→ **TASK TO CARRY OUT**
Select each line where the word "matplotlib" appears.

→ **SOURCE MATERIAL**
----------
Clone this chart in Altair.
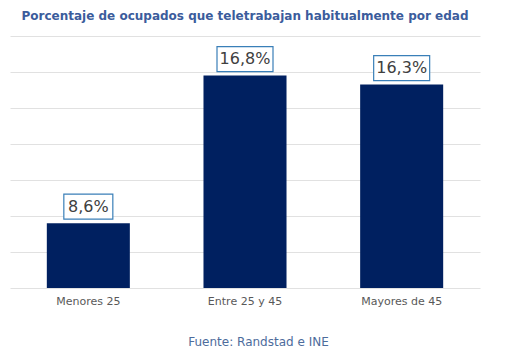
import altair as alt
import pandas as pd

categories = ["Menores 25", "Entre 25 y 45", "Mayores de 45"]
values = [8.6, 16.8, 16.3]
y_ticks = [5, 7, 9, 11, 13, 15, 17, 19]

df = pd.DataFrame({"grupo": categories, "valor": values})

FONT = "DejaVu Sans"

x = alt.X(
    "grupo:N",
    sort=categories,
    scale=alt.Scale(paddingInner=0.47, paddingOuter=0.235),
    axis=alt.Axis(
        title="Fuente: Randstad e INE",
        titleColor="#4d6c9c",
        titleFont=FONT,
        titleFontSize=12,
        titleFontWeight="normal",
        titlePadding=30,
        titleX=248,
        labelAngle=0,
        labelColor="#595959",
        labelFont=FONT,
        labelFontSize=11,
        labelPadding=7,
        domain=False,
        ticks=False,
        grid=False,
    ),
)

y = alt.Y(
    "valor:Q",
    scale=alt.Scale(domain=[5, 19], zero=False, nice=False),
    axis=alt.Axis(
        values=y_ticks,
        labels=False,
        ticks=False,
        domain=False,
        title=None,
        grid=True,
        gridColor="#e1e1e1",
        gridWidth=1,
    ),
)

base = (
    alt.Chart(df)
    .transform_calculate(label="replace(format(datum.valor, '.1f'), '.', ',') + '%'")
    .encode(x=x, y=y)
)

bars = base.mark_bar(color="#002060").encode(y2=alt.datum(5))

boxes = base.mark_bar(
    fill="white",
    stroke="#3a7fb8",
    strokeWidth=1.2,
    width=alt.expr("7*length(datum.label)+21"),
    yOffset=-29,
    y2Offset=-4,
).encode(y2=alt.Y2("valor:Q"))

labels = base.mark_text(
    font=FONT,
    fontSize=16,
    color="#404040",
    dy=-16.5,
    baseline="middle",
).encode(text="label:N")

chart = (
    alt.layer(bars, boxes, labels)
    .properties(
        width=470,
        height=252,
        view=alt.ViewBackground(strokeOpacity=0, strokeWidth=0),
        autosize=alt.AutoSizeParams(type="none"),
        padding={"left": 2, "top": 28, "right": 24, "bottom": 64},
        title=alt.TitleParams(
            "Porcentaje de ocupados que teletrabajan habitualmente por edad",
            font=FONT,
            fontSize=12,
            fontWeight="bold",
            color="#3b5c9c",
            anchor="middle",
            offset=13,
        ),
    )
    .configure_view(strokeOpacity=0, strokeWidth=0)
    .configure_axisX(grid=False, domain=False)
    .configure(background="white")
)

chart.save("out.html", embed_options={"renderer": "svg", "actions": False})
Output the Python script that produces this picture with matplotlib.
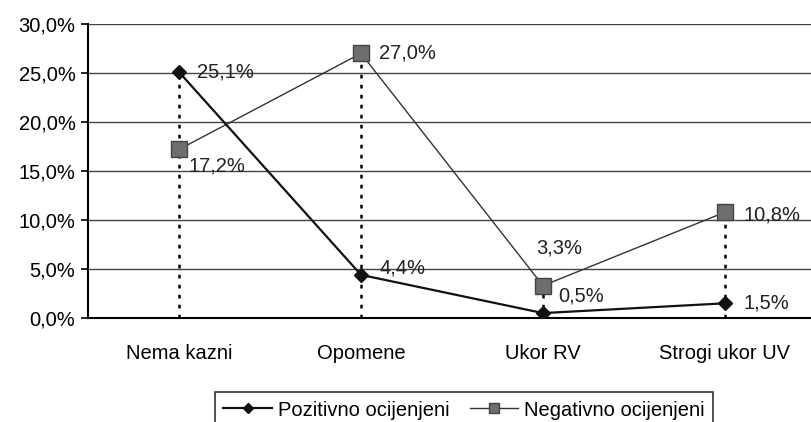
import matplotlib.pyplot as plt
from matplotlib.ticker import FuncFormatter

categories = ["Nema kazni", "Opomene", "Ukor RV", "Strogi ukor UV"]
pozitivno = [25.1, 4.4, 0.5, 1.5]
negativno = [17.2, 27.0, 3.3, 10.8]

plt.rcParams["font.family"] = ["Liberation Sans", "DejaVu Sans"]
plt.rcParams["font.size"] = 14.5

fig = plt.figure(figsize=(8.11, 4.22), dpi=100)
ax = fig.add_axes([88 / 811, 104 / 422, 728 / 811, 294 / 422])

x = list(range(len(categories)))

# dotted drop lines from the higher point to the axis
for i in x:
    ax.vlines(i, 0, max(pozitivno[i], negativno[i]), colors="black",
              linestyles=(0, (1.5, 2.5)), linewidth=1.8, zorder=2)

ax.plot(x, pozitivno, color="#111111", linewidth=1.6, marker="D",
        markersize=7, markerfacecolor="#111111", zorder=4,
        label="Pozitivno ocijenjeni")
ax.plot(x, negativno, color="#333333", linewidth=1.0, marker="s",
        markersize=11, markerfacecolor="#6e6e6e", markeredgecolor="#444444",
        zorder=3, label="Negativno ocijenjeni")

def pct(v):
    return f"{v:.1f}%".replace(".", ",")

# label offsets in points
poz_off = [(13, 0), (13, 5), (11, 12), (13, 0)]
neg_off = [(7, -12), (13, 0), (-5, 27), (13, -2)]
for i in x:
    ax.annotate(pct(pozitivno[i]), (i, pozitivno[i]), xytext=poz_off[i],
                textcoords="offset points", va="center", ha="left",
                color="#222222")
    ax.annotate(pct(negativno[i]), (i, negativno[i]), xytext=neg_off[i],
                textcoords="offset points", va="center", ha="left",
                color="#222222")

ax.set_xlim(-0.5, 3.5)
ax.set_ylim(0, 30)
ax.set_yticks(range(0, 31, 5))
ax.yaxis.set_major_formatter(FuncFormatter(lambda v, p: pct(v)))
ax.set_xticks(x)
ax.set_xticklabels(categories)
ax.tick_params(axis="x", length=0, pad=19)
ax.tick_params(axis="y", length=5, width=1.2, direction="out", pad=4)
ax.grid(axis="y", color="#444444", linewidth=1.0)
ax.set_axisbelow(True)
for side in ["top", "right"]:
    ax.spines[side].set_visible(False)
ax.spines["left"].set_linewidth(1.5)
ax.spines["bottom"].set_linewidth(1.5)

leg = fig.legend(loc="center", bbox_to_anchor=(464 / 811, 12 / 422),
                 ncol=2, frameon=True, fancybox=False, edgecolor="black",
                 handlelength=2.4, handletextpad=0.3, columnspacing=1.0,
                 borderpad=0.4, markerscale=0.7)
leg.get_frame().set_linewidth(1.2)

fig.savefig("out.png", dpi=100)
----------
→ **TASK OUTPUT**
Output the Python script that produces this picture with matplotlib.
import matplotlib.pyplot as plt
from matplotlib.ticker import FuncFormatter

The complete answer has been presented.